When I get a massage, as I do periodically, I like to park my brain in neutral and bask in the serenity. So imagine the jolt when, a few months ago, my massage therapist wanted to spend our hour talking—about Social Security. A divorced woman in her fifties, she had heard that she could apply for Social Security on her former husband’s record. Was that true, she wanted to know, and if so, would it have any effect on her ex-spouse’s own Social Security benefit?
So instead of parking my brain in neutral, I had to shift into overdrive to explain the nuances of Social Security (yes, if her marriage had lasted 10 years, she could apply for benefits on her husband’s record once she’s 62, and no, it wouldn’t affect his Social Security). So much for my peaceful massage.
That’s just one of a number of ways in which men and women differ in their attitudes toward money. After we published our April cover story on the secrets of women investors, I had a lively exchange with a few of our male readers, who wondered why we write occasional stories geared toward women.
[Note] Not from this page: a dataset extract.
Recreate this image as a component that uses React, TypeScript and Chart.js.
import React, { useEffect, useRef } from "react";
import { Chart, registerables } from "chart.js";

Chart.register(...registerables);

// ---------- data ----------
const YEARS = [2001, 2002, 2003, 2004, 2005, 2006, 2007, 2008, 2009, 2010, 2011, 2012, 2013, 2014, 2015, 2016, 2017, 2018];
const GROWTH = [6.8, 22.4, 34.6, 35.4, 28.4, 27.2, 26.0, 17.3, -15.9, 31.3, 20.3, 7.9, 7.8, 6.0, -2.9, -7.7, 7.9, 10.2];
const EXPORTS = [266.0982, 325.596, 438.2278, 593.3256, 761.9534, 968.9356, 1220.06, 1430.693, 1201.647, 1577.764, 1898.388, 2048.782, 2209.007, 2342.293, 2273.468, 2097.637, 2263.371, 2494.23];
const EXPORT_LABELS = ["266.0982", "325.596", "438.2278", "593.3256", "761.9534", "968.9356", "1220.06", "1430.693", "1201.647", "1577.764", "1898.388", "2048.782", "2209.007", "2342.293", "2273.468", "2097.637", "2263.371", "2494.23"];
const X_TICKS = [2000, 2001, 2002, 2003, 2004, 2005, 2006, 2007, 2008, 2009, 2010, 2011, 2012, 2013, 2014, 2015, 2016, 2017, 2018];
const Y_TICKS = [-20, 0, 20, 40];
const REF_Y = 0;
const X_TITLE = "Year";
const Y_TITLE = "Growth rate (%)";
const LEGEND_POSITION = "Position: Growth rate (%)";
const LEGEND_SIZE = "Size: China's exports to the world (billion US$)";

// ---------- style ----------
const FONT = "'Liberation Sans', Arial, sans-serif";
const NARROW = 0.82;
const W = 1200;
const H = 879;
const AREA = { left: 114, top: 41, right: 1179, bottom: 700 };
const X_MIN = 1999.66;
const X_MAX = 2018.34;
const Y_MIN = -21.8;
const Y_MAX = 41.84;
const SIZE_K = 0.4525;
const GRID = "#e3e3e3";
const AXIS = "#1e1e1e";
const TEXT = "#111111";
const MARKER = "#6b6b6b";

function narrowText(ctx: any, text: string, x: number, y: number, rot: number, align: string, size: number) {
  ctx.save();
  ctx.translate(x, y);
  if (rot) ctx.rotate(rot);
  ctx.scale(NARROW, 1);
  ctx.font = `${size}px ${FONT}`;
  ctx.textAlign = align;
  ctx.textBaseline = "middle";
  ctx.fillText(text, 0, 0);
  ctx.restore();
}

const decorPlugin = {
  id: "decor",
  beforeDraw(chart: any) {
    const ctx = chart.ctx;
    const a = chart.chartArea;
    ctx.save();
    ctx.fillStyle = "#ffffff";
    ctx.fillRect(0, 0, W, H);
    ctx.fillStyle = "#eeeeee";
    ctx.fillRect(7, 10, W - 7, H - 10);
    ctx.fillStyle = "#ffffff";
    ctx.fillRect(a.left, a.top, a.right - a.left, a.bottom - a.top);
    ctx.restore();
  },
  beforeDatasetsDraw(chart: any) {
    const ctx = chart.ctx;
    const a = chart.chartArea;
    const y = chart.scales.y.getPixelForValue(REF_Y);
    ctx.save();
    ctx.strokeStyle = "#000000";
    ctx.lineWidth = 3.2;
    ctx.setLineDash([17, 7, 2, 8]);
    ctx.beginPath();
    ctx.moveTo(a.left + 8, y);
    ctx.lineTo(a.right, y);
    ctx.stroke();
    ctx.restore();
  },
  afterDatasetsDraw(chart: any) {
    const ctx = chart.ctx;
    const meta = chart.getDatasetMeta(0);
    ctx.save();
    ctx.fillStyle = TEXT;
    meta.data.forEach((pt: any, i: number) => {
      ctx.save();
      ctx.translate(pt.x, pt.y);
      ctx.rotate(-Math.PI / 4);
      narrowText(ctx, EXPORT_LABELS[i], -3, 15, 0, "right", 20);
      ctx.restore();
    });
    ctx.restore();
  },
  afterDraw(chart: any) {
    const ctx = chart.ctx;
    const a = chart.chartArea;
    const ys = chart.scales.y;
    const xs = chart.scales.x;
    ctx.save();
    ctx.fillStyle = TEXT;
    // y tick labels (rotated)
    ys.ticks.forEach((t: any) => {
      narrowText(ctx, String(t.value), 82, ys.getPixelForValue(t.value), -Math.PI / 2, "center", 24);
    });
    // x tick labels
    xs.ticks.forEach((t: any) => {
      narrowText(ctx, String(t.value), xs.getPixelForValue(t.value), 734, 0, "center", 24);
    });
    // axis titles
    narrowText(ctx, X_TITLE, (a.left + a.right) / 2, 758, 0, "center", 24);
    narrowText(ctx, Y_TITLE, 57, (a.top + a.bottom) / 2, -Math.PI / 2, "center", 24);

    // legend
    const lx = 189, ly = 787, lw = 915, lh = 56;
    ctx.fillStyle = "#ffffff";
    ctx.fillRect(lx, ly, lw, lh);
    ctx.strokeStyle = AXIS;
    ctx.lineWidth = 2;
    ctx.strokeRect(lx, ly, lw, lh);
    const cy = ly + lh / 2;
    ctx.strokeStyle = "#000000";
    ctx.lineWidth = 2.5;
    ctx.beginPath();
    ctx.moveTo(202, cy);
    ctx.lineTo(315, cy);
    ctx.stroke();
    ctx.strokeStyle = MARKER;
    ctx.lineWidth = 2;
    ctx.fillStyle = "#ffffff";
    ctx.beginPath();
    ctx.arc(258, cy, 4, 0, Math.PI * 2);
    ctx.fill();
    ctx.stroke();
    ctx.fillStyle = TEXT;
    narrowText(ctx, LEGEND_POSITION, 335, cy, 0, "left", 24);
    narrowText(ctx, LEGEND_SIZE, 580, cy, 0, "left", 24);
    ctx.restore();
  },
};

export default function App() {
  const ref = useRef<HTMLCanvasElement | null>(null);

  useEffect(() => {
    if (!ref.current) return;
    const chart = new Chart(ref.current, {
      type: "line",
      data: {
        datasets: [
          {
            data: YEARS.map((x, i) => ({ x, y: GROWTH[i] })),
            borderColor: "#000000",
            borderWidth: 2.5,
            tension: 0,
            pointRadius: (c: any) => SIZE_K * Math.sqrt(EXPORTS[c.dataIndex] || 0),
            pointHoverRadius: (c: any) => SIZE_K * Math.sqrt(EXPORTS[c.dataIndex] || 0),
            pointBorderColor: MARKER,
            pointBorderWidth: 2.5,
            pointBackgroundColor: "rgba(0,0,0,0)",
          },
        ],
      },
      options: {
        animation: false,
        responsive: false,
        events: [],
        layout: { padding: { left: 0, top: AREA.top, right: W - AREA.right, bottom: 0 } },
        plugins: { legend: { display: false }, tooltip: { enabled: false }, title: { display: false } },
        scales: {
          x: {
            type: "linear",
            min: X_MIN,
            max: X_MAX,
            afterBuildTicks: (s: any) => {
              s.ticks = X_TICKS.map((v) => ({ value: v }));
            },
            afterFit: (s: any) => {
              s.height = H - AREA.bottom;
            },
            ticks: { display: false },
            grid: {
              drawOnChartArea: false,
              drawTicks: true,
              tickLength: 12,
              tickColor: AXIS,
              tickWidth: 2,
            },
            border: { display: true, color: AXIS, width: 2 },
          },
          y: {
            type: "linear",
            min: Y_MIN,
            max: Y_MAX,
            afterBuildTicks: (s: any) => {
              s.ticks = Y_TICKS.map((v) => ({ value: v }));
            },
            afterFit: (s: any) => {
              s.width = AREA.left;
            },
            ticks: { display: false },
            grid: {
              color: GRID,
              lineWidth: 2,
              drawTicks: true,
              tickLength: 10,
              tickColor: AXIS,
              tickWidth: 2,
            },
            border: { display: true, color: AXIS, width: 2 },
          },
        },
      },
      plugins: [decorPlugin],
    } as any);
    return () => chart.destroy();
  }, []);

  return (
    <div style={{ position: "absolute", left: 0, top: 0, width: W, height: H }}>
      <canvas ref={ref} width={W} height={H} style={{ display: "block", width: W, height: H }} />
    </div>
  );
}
After all, they pointed out, financial products are gender neutral. “Let financial advice stand on its own merits,” wrote Al Oxley of Kalamazoo, Mich.
I totally agree. But women often use financial products in different ways than men because they take a different approach or find themselves in different circumstances. For example, as we reported in April, women tend to trade stocks less often than men—and they get better returns. In our special report on women and money in the June issue, we focused on the fact that women tend to live longer than men, which leads to worries about making their money last and paying for health care as they age.
Our reporting also turned up evidence that men and women even speak a different language when it comes to money. Annamaria Lusardi, director of the Global Financial Literacy Excellence Center at the George Washington University School of Business, says her research shows that jargon and technical terms are more off-putting to women. In teaching her own classes, Lusardi consciously starts with plain English and “builds the language of finance.”